— START —

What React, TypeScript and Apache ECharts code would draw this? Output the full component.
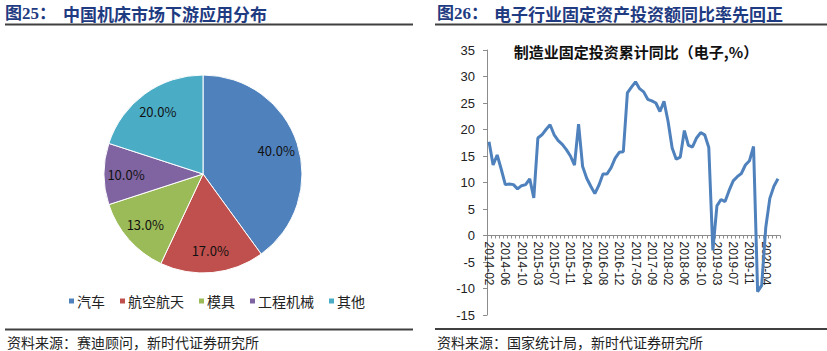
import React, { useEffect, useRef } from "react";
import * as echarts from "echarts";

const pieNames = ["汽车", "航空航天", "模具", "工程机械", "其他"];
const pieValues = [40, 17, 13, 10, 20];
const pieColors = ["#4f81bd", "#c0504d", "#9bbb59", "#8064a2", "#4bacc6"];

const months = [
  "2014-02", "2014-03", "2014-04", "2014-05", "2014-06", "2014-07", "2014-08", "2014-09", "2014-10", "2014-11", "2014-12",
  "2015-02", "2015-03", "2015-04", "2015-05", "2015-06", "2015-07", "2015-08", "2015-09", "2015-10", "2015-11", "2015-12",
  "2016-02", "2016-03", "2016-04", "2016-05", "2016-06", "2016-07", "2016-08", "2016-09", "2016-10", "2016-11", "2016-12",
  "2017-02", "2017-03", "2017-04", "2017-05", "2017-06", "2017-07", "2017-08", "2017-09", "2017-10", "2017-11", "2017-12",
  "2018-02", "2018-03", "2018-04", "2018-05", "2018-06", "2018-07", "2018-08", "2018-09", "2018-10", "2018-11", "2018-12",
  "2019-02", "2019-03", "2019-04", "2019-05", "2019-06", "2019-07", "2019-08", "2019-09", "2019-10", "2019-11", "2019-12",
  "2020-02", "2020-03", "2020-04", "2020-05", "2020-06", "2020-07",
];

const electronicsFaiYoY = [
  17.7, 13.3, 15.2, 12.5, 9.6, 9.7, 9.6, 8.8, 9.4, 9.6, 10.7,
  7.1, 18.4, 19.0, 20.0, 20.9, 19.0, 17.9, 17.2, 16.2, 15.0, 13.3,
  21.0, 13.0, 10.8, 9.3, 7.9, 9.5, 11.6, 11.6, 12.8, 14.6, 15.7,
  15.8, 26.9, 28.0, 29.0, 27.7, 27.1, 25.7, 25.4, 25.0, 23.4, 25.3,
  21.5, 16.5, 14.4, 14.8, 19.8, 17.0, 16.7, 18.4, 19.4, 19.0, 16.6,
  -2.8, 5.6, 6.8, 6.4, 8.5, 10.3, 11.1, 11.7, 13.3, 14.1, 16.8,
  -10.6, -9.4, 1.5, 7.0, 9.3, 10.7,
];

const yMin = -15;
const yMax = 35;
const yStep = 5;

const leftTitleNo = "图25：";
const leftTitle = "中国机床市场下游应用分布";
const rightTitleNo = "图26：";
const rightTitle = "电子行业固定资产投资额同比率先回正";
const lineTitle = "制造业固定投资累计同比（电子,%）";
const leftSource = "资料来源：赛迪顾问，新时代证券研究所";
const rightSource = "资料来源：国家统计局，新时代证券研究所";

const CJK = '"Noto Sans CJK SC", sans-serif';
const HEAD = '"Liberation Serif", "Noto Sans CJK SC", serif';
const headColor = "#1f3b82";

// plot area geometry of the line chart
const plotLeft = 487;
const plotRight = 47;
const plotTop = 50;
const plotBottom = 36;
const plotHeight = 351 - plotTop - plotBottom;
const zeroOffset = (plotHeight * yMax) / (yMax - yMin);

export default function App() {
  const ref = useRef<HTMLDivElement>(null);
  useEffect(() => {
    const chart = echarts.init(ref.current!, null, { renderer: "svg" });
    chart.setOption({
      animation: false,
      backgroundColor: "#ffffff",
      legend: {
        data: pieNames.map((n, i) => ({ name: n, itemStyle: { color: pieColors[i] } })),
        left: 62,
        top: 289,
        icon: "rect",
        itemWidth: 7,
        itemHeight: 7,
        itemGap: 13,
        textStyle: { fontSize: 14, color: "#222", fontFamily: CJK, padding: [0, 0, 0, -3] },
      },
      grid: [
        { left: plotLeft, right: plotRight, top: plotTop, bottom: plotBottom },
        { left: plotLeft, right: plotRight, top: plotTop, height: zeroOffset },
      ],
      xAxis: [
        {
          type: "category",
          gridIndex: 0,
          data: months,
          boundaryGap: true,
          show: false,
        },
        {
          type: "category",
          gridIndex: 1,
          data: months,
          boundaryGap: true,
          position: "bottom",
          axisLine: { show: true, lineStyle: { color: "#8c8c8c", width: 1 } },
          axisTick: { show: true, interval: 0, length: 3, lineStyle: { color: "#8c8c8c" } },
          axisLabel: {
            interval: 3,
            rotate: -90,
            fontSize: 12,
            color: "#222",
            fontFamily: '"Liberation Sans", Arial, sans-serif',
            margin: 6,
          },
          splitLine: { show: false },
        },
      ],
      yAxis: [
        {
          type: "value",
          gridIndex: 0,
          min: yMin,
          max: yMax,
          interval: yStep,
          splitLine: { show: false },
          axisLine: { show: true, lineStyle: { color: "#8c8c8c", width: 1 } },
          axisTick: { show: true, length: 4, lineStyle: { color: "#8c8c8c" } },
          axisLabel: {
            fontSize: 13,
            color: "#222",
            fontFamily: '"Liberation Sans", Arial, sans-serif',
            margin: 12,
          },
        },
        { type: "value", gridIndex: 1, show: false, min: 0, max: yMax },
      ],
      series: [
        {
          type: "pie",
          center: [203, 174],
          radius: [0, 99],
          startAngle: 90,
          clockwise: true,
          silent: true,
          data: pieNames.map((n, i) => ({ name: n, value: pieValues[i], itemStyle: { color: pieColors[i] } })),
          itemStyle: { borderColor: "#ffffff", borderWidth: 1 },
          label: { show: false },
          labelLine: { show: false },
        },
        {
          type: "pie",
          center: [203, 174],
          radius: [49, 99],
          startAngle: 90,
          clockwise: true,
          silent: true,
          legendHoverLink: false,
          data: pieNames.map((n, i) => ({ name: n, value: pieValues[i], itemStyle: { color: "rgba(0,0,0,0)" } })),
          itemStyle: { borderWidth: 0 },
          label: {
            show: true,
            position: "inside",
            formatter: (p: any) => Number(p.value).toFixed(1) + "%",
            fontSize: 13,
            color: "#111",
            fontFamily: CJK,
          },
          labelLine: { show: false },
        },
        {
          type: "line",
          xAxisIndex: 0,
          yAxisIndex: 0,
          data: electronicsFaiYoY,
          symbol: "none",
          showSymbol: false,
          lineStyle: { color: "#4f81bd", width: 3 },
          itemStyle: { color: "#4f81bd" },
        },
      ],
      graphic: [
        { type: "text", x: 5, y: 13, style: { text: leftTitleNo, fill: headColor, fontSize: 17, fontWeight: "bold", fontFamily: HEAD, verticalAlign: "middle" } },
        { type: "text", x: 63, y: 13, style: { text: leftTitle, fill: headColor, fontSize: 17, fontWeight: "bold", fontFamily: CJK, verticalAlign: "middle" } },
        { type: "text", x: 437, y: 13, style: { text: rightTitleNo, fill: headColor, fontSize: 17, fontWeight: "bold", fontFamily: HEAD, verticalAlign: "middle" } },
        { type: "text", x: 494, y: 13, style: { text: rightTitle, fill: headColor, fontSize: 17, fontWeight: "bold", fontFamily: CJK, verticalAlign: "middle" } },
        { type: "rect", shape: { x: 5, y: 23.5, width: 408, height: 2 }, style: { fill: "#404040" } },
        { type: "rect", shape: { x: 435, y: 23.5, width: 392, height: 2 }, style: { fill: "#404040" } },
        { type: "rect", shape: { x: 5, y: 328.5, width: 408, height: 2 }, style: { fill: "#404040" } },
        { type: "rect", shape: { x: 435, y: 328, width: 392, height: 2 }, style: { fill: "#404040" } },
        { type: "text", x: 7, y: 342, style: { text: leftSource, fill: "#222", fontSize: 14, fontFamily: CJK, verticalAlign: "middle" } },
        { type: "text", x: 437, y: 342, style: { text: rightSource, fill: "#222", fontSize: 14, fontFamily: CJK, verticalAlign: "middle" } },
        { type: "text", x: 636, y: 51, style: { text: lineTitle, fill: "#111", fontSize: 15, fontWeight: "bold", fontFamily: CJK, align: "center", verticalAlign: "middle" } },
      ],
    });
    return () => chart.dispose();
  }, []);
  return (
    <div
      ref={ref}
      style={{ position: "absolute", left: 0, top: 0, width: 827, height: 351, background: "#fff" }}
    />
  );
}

— END —

• Exercise instructions:
Look over the listing above. Pick out and copy every line that includes "React".

• Worked solution:
What React, TypeScript and Apache ECharts code would draw this? Output the full component.
import React, { useEffect, useRef } from "react";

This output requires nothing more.